Technology was changing so fast that all of the apparent profit was going to
replace equipment and that was not to serve new customers but just to maintain
service. Possibly, at this time that is no longer the case. This was part of the
problem with Airlines. The depreciation allowance was often not big enough to
cover the maintenance capital spending.
For a better understanding of cash flow
see my in-depth article.
My Stock jumped 50%, should I sell or hold? (will it Keep going up?)
Momentum investors would say hold on until it starts to go back down. In
this strategy a stop-loss order is placed perhaps 5% under the current price
depending on the normal volatility level of the stock, and the stock is
automatically sold if it drops more than 5% in order to limit losses.
Fundamental investors (like myself) would say it depends on the reasons that
the stock jumped 50% (or whatever) and whether or not the price jump was
justified.
If a stock jumped for reasons that are essentially a one-time event then its
not that likely to keep climbing in the short term. For example, if the stock
price jumped due to a buy-out offer or due to an announcement that it would
convert into an Income Trust, then those are one-time events. Or if the stock
price had been depressed for some reason like a patent dispute, or the departure
of the President and then that gets resolved, that would be a one-time event.
Ideally, the stock price jumped because of increasing sales and profits.
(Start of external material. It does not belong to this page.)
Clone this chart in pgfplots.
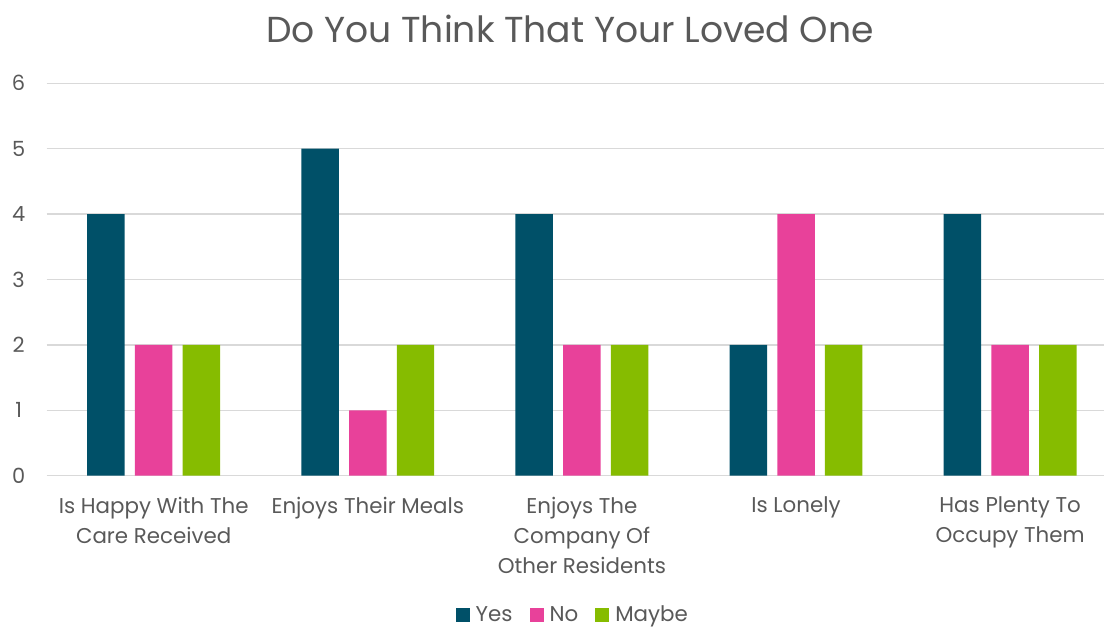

If
that is the case and if there is good reason to think that the increasing sales
and profits will continue into the future at a high rate then there is much more
reason to think the stock price can keep rising.
In there end, there are no simple rules to tell you if you should take
profits on stocks that have risen. It could be a stock that will continue to
rise steadily for years or it could be one that will soon head back down.
Digging into the reasons for the stock price rise and analyzing the future
prospects of the company is the best way to determine what to do.